Lease Hold Improvements
Lease language can be long, tedious, and yet full of important details. Depending on how long you’ve been in your building, it’s a good idea to refresh yourself on your remodeling stipulations. There are commonly tenant improvement allowances available, or alternatively, savings on rent for completing updates to your office or shop. If there aren’t already those permissions included, then lease hold improvements can be negotiated when you renew your lease.
Typically, the tenant creates a list of the changes they’d like to make and turns that list over to the landlord for review. The items that are approved and agreed upon are then put into a work plan for contractors to establish a cost. Typically, landlords prefer to work with their approved subcontractors in order to match the aesthetic already existing in the building. From there, the landlord and tenant enter into a construction agreement with the allowance and cost pre-determined. Additionally, there is a clause presented for fixtures that become part of the property. These include items that would cause damage to the building if removed, so the tenant is notified which fixtures would stay if the tenant ever moved.
It is common for a landlord to amortize the renovation costs over the term of the lease, with the exception of a penalty and expenses if the lease is broken early.
There are other ways to negotiate a lease hold improvement. For instance, you can negotiate a longer lease at the same rental rate, or if you can convince the landlord that you would like to pay for the remodel, there can be arrangements for a lowered rental rate (less popular).

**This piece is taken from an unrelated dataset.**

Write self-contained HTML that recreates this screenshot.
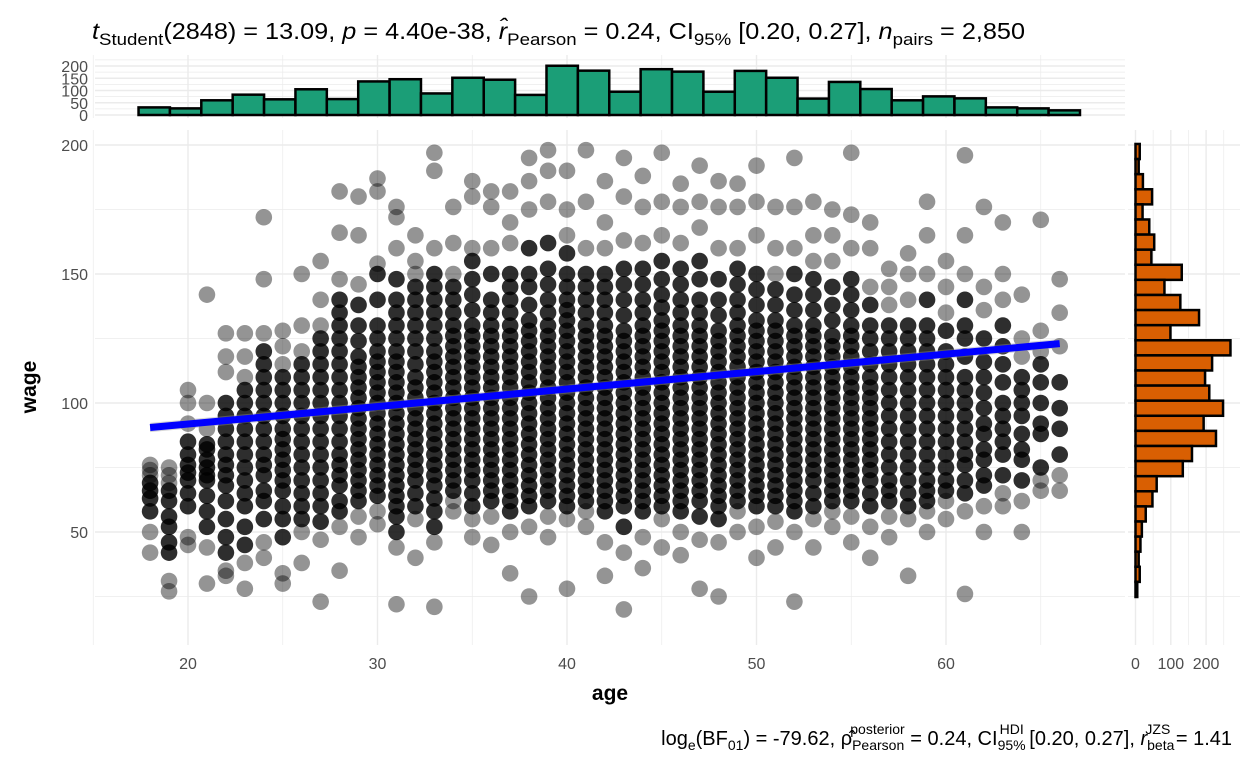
<!DOCTYPE html>
<html><head><meta charset="utf-8">
<style>
html,body{margin:0;padding:0;background:#fff;}
svg{display:block;font-family:"Liberation Sans",Arial,sans-serif;}
</style></head>
<body>
<svg id="chart" width="1248" height="768" viewBox="0 0 1248 768" xmlns="http://www.w3.org/2000/svg">
<rect width="1248" height="768" fill="#fff"/>
<g id="grid"></g>
<g id="tophist"></g>
<g id="righthist"></g>
<g id="points"></g>
<g id="fit"></g>
<g id="ticks" font-size="16" fill="#4d4d4d"></g>
<text x="610" y="700" font-size="21" font-weight="bold" text-anchor="middle">age</text>
<text x="0" y="0" font-size="21" font-weight="bold" text-anchor="middle" transform="translate(36,387) rotate(-90)">wage</text>
<text x="92" y="39" font-size="23" textLength="933" lengthAdjust="spacingAndGlyphs"><tspan font-style="italic">t</tspan><tspan font-size="17" dy="6">Student</tspan><tspan dy="-6">(2848) = 13.09, </tspan><tspan font-style="italic">p</tspan><tspan> = 4.40e-38, </tspan><tspan font-style="italic">r̂</tspan><tspan font-size="17" dy="6">Pearson</tspan><tspan dy="-6"> = 0.24, CI</tspan><tspan font-size="17" dy="6">95%</tspan><tspan dy="-6"> [0.20, 0.27], </tspan><tspan font-style="italic">n</tspan><tspan font-size="17" dy="6">pairs</tspan><tspan dy="-6"> = 2,850</tspan></text>
<text x="1232" y="745" font-size="20" text-anchor="end">log<tspan font-size="14" dy="5">e</tspan><tspan dy="-5">(BF</tspan><tspan font-size="14" dy="5">01</tspan><tspan dy="-5">) = -79.62, ρ̂</tspan><tspan font-size="14" dy="5">Pearson</tspan><tspan font-size="14" dx="-54" dy="-16">posterior</tspan><tspan dy="11"> = 0.24, CI</tspan><tspan font-size="14" dy="5">95%</tspan><tspan font-size="14" dx="-26" dy="-16">HDI</tspan><tspan dy="11"> [0.20, 0.27], </tspan><tspan font-style="italic">r</tspan><tspan font-size="14" dy="5">beta</tspan><tspan font-size="14" dx="-29" dy="-16">JZS</tspan><tspan dy="11"> = 1.41</tspan></text>
</svg>
<script>
const ages=[18,19,20,21,22,23,24,25,26,27,28,29,30,31,32,33,34,35,36,37,38,39,40,41,42,43,44,45,46,47,48,49,50,51,52,53,54,55,56,57,58,59,60,61,62,63,64,65,66];
const wageByAge=[
[42,50,58,63,66,69,72,74,76],
[27,31,42,46,52,56,62,66,69,72,75],
[45,48,60,65,70,73,76,80,85,92,100,105],
[30,44,52,58,64,70,72,75,78,82,84,90,100,142],
[33,35,42,48,55,62,68,72,76,80,85,90,95,100,112,118,127],
[28,38,45,52,60,65,70,75,80,85,90,95,100,105,110,118,127],
[40,46,55,62,66,72,76,80,85,90,95,100,105,110,115,120,127,148,172],
[30,34,48,55,60,66,70,74,78,82,86,90,95,100,105,110,115,122,128],
[38,50,55,60,65,70,75,80,85,90,95,100,105,110,115,120,130,150],
[23,47,54,60,65,70,75,80,85,90,95,100,105,110,115,120,125,130,140,155],
[35,52,58,62,68,72,76,80,85,90,95,100,105,110,115,120,125,130,135,140,148,166,182],
[48,56,62,66,70,74,78,82,86,90,94,98,102,106,110,114,118,124,130,138,146,165,180],
[53,58,64,68,72,76,80,84,88,92,96,100,104,108,112,116,120,125,130,140,150,154,182,187],
[22,44,50,56,60,64,68,72,76,80,84,88,92,96,100,104,108,112,116,120,125,130,135,140,148,160,172,176],
[40,55,60,65,70,74,78,82,86,90,94,98,102,106,110,115,120,125,130,135,140,145,150,155,165],
[21,46,52,58,63,68,72,76,80,84,88,92,96,100,104,108,112,116,120,125,130,135,140,145,150,160,190,197],
[58,62,66,70,74,78,82,86,90,94,98,102,106,110,114,118,122,126,130,135,140,145,150,162,176],
[48,55,60,65,70,74,78,82,86,90,94,98,102,106,110,114,118,122,126,130,136,142,148,155,160,180,186],
[45,56,62,66,70,74,78,82,86,90,94,98,102,106,110,114,118,122,126,130,135,140,150,160,176,182],
[34,50,58,62,66,70,74,78,82,86,90,94,98,102,106,110,114,118,122,126,130,135,140,145,150,162,170,182],
[25,52,60,64,68,72,76,80,84,88,92,96,100,104,108,112,116,120,124,128,132,138,145,150,160,175,186,195],
[48,56,62,66,70,74,78,82,86,90,94,98,102,106,110,114,118,122,126,130,135,140,146,152,162,178,190,198],
[28,55,60,64,68,72,76,80,84,88,92,96,100,104,108,112,116,120,124,128,132,136,140,145,150,158,165,175,190],
[52,58,62,66,70,74,78,82,86,90,94,98,102,106,110,114,118,122,126,130,135,140,145,150,160,178,198],
[33,46,58,62,66,70,74,78,82,86,90,94,98,102,106,110,114,118,122,126,130,135,140,145,150,160,170,186],
[20,42,52,60,64,68,72,76,80,84,88,92,96,100,104,108,112,116,120,124,128,134,140,146,152,163,180,195],
[36,48,58,62,66,70,74,78,82,86,90,94,98,102,106,110,114,118,122,126,130,135,140,146,152,162,176,188],
[44,55,60,64,68,72,76,80,84,88,92,96,100,104,108,112,116,120,124,128,132,137,142,148,155,165,178,197],
[41,50,58,62,66,70,74,78,82,86,90,94,98,102,106,110,114,118,122,126,130,135,140,146,152,162,176,185],
[28,47,56,62,66,70,74,78,82,86,90,94,98,102,106,110,114,118,122,126,130,135,140,148,155,168,178,192],
[25,46,55,60,64,68,72,76,80,84,88,92,96,100,104,108,112,116,120,124,128,134,140,148,160,176,186],
[50,58,62,66,70,74,78,82,86,90,94,98,102,106,110,114,118,122,126,130,135,140,146,152,160,176,185],
[40,52,60,64,68,72,76,80,84,88,92,96,100,104,108,112,116,120,124,128,132,138,144,150,165,178,192],
[44,54,60,64,68,72,76,80,84,88,92,96,100,104,108,112,116,120,124,128,132,138,144,150,160,176],
[23,50,58,62,66,70,74,78,82,86,90,94,98,102,106,110,114,118,122,126,130,136,142,150,160,176,195],
[44,55,60,65,70,74,78,82,86,90,94,98,102,106,110,114,118,122,126,130,136,142,148,155,165,178],
[52,58,62,66,70,74,78,82,86,90,94,98,102,106,110,114,118,122,126,132,138,145,155,165,175],
[46,56,62,66,70,74,78,82,86,90,94,98,102,106,110,114,118,122,126,130,136,142,148,160,173,197],
[40,52,60,65,70,74,78,82,86,90,94,98,102,106,110,115,120,125,130,138,145,160,170],
[48,56,62,66,70,75,80,85,90,95,100,105,110,115,120,125,130,138,145,152],
[33,55,60,65,70,75,80,85,90,95,100,105,110,115,120,125,130,140,150,158],
[50,58,62,66,70,75,80,85,90,95,100,105,110,115,120,125,130,140,150,165,178],
[55,62,66,70,75,80,85,90,95,100,105,110,115,120,128,135,145,155],
[26,58,65,70,76,80,85,90,95,100,105,110,118,125,130,140,150,165,196],
[50,60,68,72,78,82,88,92,98,104,110,116,125,136,145,176],
[60,65,72,80,85,90,95,100,108,115,122,130,140,150,170],
[50,62,70,78,82,88,95,100,105,110,118,125,142],
[66,70,75,88,92,100,108,115,120,128,171],
[66,72,80,90,98,108,122,135,148]
];
const fitAges=[18,66];
const fitWages=[90.5,123];
const ageCounts=[31,27,60,83,64,105,65,137,146,88,152,144,82,201,181,95,187,177,95,180,152,67,135,106,60,76,68,31,27,19];
const ageBinStart=17.39, ageBinWidth=1.656;
const wageCounts=[12,9,21,47,20,39,53,45,131,82,127,180,99,269,217,197,209,248,193,228,160,134,60,48,29,18,14,9,12,5];
const wageBinTop=200.4, wageBinWidth=5.853;
const xTicks=[20,30,40,50,60];
const yTicks=[50,100,150,200];
const topTicks=[0,50,100,150,200];
const rightTicks=[0,100,200];

const NS="http://www.w3.org/2000/svg";
const X=a=>188+(a-20)*18.95;
const Y=w=>403-(w-100)*2.58;
const TH=c=>115-c*0.245;
const RH=c=>1135.5+c*0.353;
const P={l:95,r:1125,t:130,b:645};
function mk(tag,parent,attrs){const e=document.createElementNS(NS,tag);for(const k in attrs)e.setAttribute(k,attrs[k]);parent.appendChild(e);return e;}

const grid=document.getElementById('grid');
function gl(x1,y1,x2,y2,w,name){const l=mk('line',grid,{x1:x1,y1:y1,x2:x2,y2:y2,stroke:'#ebebeb','stroke-width':w});

}
for(let a=15;a<=65;a+=5){gl(X(a),P.t,X(a),P.b,a%10===0?1.4:0.7,'x-gridline');gl(X(a),55,X(a),118,a%10===0?1.4:0.7,'top-x-gridline');}
for(let w=25;w<=200;w+=25){gl(P.l,Y(w),P.r,Y(w),w%50===0?1.4:0.7,'y-gridline');gl(1128,Y(w),1240,Y(w),w%50===0?1.4:0.7,'right-y-gridline');}
for(let c=0;c<=225;c+=25){if(TH(c)>55)gl(P.l,TH(c),P.r,TH(c),c%50===0?1.4:0.7,'top-y-gridline');}
for(let c=0;c<=275;c+=50){gl(RH(c),P.t,RH(c),P.b,c%100===0?1.4:0.7,'right-x-gridline');}

const th=document.getElementById('tophist');
ageCounts.forEach((c,i)=>{const x0=X(ageBinStart+i*ageBinWidth),x1=X(ageBinStart+(i+1)*ageBinWidth);
const r=mk('rect',th,{x:x0,y:TH(c),width:x1-x0,height:115-TH(c),fill:'#1b9e77',stroke:'#000','stroke-width':2.5});

});
const rh=document.getElementById('righthist');
wageCounts.forEach((c,i)=>{const y0=Y(wageBinTop-i*wageBinWidth),y1=Y(wageBinTop-(i+1)*wageBinWidth);
const r=mk('rect',rh,{x:RH(0),y:y0,width:RH(c)-RH(0),height:y1-y0,fill:'#d95f02',stroke:'#000','stroke-width':2.5});

});

const pg=document.getElementById('points');
ages.forEach((a,i)=>{const ws=wageByAge[i];ws.forEach((w,j)=>{
const core=j>1&&j<ws.length-3;
const c=mk('circle',pg,{cx:X(a),cy:Y(w),r:8.3,fill:'#000','fill-opacity':core?0.82:0.42});

});});

const fg=document.getElementById('fit');
const band=mk('polygon',fg,{points:`${X(fitAges[0])},${Y(fitWages[0]+1.8)} ${X(fitAges[1])},${Y(fitWages[1]+1.8)} ${X(fitAges[1])},${Y(fitWages[1]-1.8)} ${X(fitAges[0])},${Y(fitWages[0]-1.8)}`,fill:'#999','fill-opacity':0.4});


const fl=mk('line',fg,{x1:X(fitAges[0]),y1:Y(fitWages[0]),x2:X(fitAges[1]),y2:Y(fitWages[1]),stroke:'#0000ff','stroke-width':7});



const tg=document.getElementById('ticks');
xTicks.forEach(a=>{const t=mk('text',tg,{x:X(a),y:669,'text-anchor':'middle'});t.textContent=a;

});
yTicks.forEach(w=>{const t=mk('text',tg,{x:88,y:Y(w)+6,'text-anchor':'end'});t.textContent=w;

});
topTicks.forEach(c=>{const t=mk('text',tg,{x:88,y:TH(c)+6,'text-anchor':'end'});t.textContent=c;

});
rightTicks.forEach(c=>{const t=mk('text',tg,{x:RH(c),y:669,'text-anchor':'middle'});t.textContent=c;

});
</script>
</body></html>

One other important item in your lease contract is who is responsible for maintenance of the interior and exterior of the building you’re occupying. We often see conditions of buildings in disrepair because the tenant thinks the landlord is responsible (or vice versa), however, the opposite is true, so certain maintenance items are neglected for the duration that the tenant is in the building. The responsibility doesn’t always come to light until there is a more serious (and now more costly) problem.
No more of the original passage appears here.